One to be influenced by Rodion was his own nephew Fondane: according to Ornea, it was Rodion and poet Iacob Ashel Groper who first got Fondane interested in Judaism as a distinct literary subject. Fondane is also believed to have chosen the title of his column in the Zionist journal Lumea Evree, Idei și oameni ("Ideas and People"), as a quote from and homage to Steuerman. In 1919, the same magazine hosted a philosemitic essay by Romanian cultural promoter Gala Galaction, which deplored the marginalization or persecution of Jewish writers, from Barbu Nemțeanu to Rodion. Excluding reprints in the various Romanian magazines, three posthumous selections of Rodion's work were published, as books, after the war: Frontul Roșu ("The Red Front", sonnets, 1920); Cartea Băiatului meu ("My Boy's Book", memoirs, 1924); Îndepărtări ("Detachments", essays, 1936).

Rodion's political case resurfaced during polemics launched by the Romanian antisemites and the antisemitic fascists, down to the end of World War II. Poet and Premier Octavian Goga outlined his self-declared hatred for the Jews and call for discriminatory policies in his political tracts, but, unusually in this context, stated that he held no such grudge against either Rodion or Ronetti Roman. According to Radu Cosașu, Rodion's failure to integrate announced the similar drama of 1930s Jewish writer Mihail Sebastian, who wanted to be perceived as Romanian but was in return vilified by the far right. In 1941, the authoritarian regime of Ion Antonescu published a directory of Jewish Romanian authors, living or deceased, whose work was officially banned: Steuerman was included, under the erroneous spelling Steverman.

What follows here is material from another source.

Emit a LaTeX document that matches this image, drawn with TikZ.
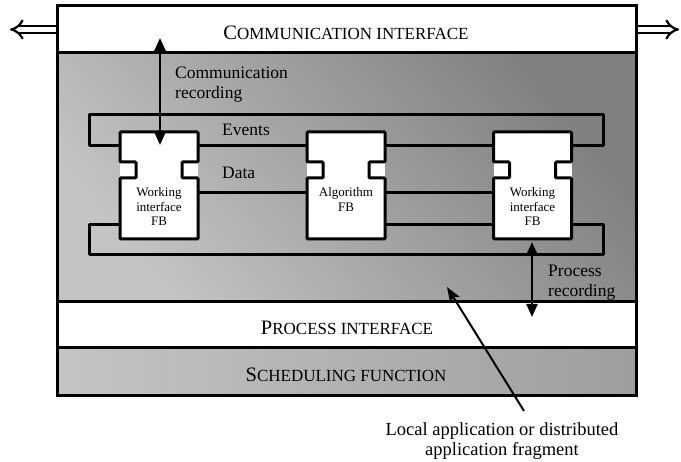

Although negative in substance, the brief profile published in George Călinescu's Istoria... (first edition 1941), alongside other portraits of Jewish literary men and women, is sometimes referred to as an act of defiance to Antonescu's cultural pronouncements. The goal of recovering Steuerman's contribution was consciously taken up by Jewish scholar and anarchist Eugen Relgis, who wrote about him in one of his own literary essays.